-- COLLECTED DATA start --
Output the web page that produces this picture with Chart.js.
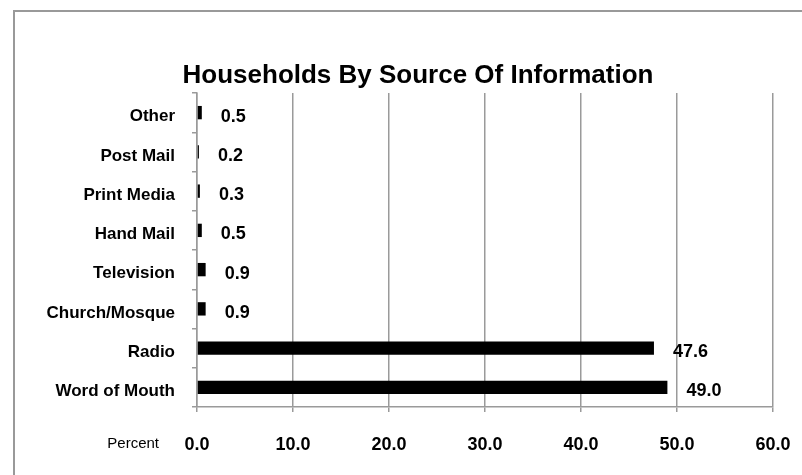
<!DOCTYPE html>
<html>
<head>
<meta charset="utf-8">
<title>Households By Source Of Information</title>
<script src="https://cdn.jsdelivr.net/npm/chart.js@4"></script>
<style>
  html, body { margin: 0; padding: 0; background: #fff; }
  #wrap { position: relative; width: 802px; height: 475px; }
</style>
</head>
<body>
<div id="wrap"><canvas id="sourceChart"></canvas></div>
<script>
// Survey results
const sources = ['Other', 'Post Mail', 'Print Media', 'Hand Mail', 'Television', 'Church/Mosque', 'Radio', 'Word of Mouth'];
const percents = [0.5, 0.2, 0.3, 0.5, 0.9, 0.9, 47.6, 49.0];
const xTicks = [0, 10, 20, 30, 40, 50, 60];
const chartTitle = 'Households By Source Of Information';

const fontFamily = "'Liberation Sans', Arial, Helvetica, sans-serif";
const gridGray = '#9a9a9a';

// Outer frame, title, value labels and the "Percent" caption
const decorations = {
    id: 'decorations',
    beforeDraw(chart) {
        const ctx = chart.ctx;
        ctx.save();
        ctx.fillStyle = '#fff';
        ctx.fillRect(0, 0, chart.width, chart.height);
        ctx.strokeStyle = '#999';
        ctx.lineWidth = 2;
        ctx.beginPath();
        ctx.moveTo(14, chart.height);
        ctx.lineTo(14, 11);
        ctx.lineTo(chart.width, 11);
        ctx.stroke();
        ctx.restore();
    },
    afterDraw(chart) {
        const ctx = chart.ctx;
        const meta = chart.getDatasetMeta(0);
        ctx.save();
        ctx.fillStyle = '#000';

        // title, centred a little right of the canvas middle
        ctx.font = 'bold 26px ' + fontFamily;
        ctx.textAlign = 'center';
        ctx.textBaseline = 'middle';
        ctx.fillText(chartTitle, 418, 76);

        ctx.font = 'bold 18px ' + fontFamily;
        ctx.textAlign = 'left';
        meta.data.forEach(function(bar, i) {
            ctx.fillText(percents[i].toFixed(1), bar.x + 19, bar.y + 4);
        });

        const xScale = chart.scales.x;
        ctx.font = '15px ' + fontFamily;
        ctx.textAlign = 'right';
        ctx.fillText('Percent', xScale.left - 38, xScale.top + 37);
        ctx.restore();
    }
};

const ctx = document.getElementById('sourceChart').getContext('2d');
const sourceChart = new Chart(ctx, {
    type: 'bar',
    data: {
        labels: sources,
        datasets: [{
            data: percents,
            backgroundColor: '#000',
            borderWidth: 0,
            barPercentage: 0.34,
            categoryPercentage: 1.0
        }]
    },
    options: {
        indexAxis: 'y',
        responsive: true,
        maintainAspectRatio: false,
        animation: false,
        layout: {
            padding: { left: 0, right: 29, top: 93, bottom: 0 }
        },
        plugins: {
            legend: { display: false },
            tooltip: { enabled: false },
            title: { display: false }
        },
        scales: {
            x: {
                min: 0,
                max: 60,
                afterBuildTicks: function(scale) {
                    scale.ticks = xTicks.map(function(v) { return { value: v }; });
                },
                afterFit: function(scale) {
                    scale.height = 68;
                    scale.paddingLeft = 0;
                    scale.paddingRight = 0;
                },
                grid: {
                    color: gridGray,
                    lineWidth: 1.5,
                    drawTicks: true,
                    tickLength: 5
                },
                border: { color: gridGray, width: 1.5 },
                ticks: {
                    color: '#000',
                    padding: 22,
                    maxRotation: 0,
                    font: { family: fontFamily, size: 18, weight: 'bold' },
                    callback: function(value) {
                        return Number(value).toFixed(1);
                    }
                }
            },
            y: {
                afterFit: function(scale) {
                    scale.width = 197;
                    scale.paddingTop = 0;
                    scale.paddingBottom = 0;
                },
                grid: {
                    offset: true,
                    drawOnChartArea: false,
                    drawTicks: true,
                    tickLength: 5,
                    color: gridGray,
                    lineWidth: 1.5
                },
                border: { color: gridGray, width: 1.5 },
                ticks: {
                    color: '#000',
                    padding: 17,
                    labelOffset: 4,
                    font: { family: fontFamily, size: 17, weight: 'bold' }
                }
            }
        }
    },
    plugins: [decorations]
});
</script>
</body>
</html>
-- COLLECTED DATA end --
- **EXERCISE REQUIREMENTS**
Quote, please, every line of the material above from its start through the line that has "const chartTitle = 'Households", reproducing the words exactly and dropping any images.

- **TASK RESPONSE**
Output the web page that produces this picture with Chart.js.
<!DOCTYPE html>
<html>
<head>
<meta charset="utf-8">
<title>Households By Source Of Information</title>
<script src="https://cdn.jsdelivr.net/npm/chart.js@4"></script>
<style>
  html, body { margin: 0; padding: 0; background: #fff; }
  #wrap { position: relative; width: 802px; height: 475px; }
</style>
</head>
<body>
<div id="wrap"><canvas id="sourceChart"></canvas></div>
<script>
// Survey results
const sources = ['Other', 'Post Mail', 'Print Media', 'Hand Mail', 'Television', 'Church/Mosque', 'Radio', 'Word of Mouth'];
const percents = [0.5, 0.2, 0.3, 0.5, 0.9, 0.9, 47.6, 49.0];
const xTicks = [0, 10, 20, 30, 40, 50, 60];
const chartTitle = 'Households By Source Of Information';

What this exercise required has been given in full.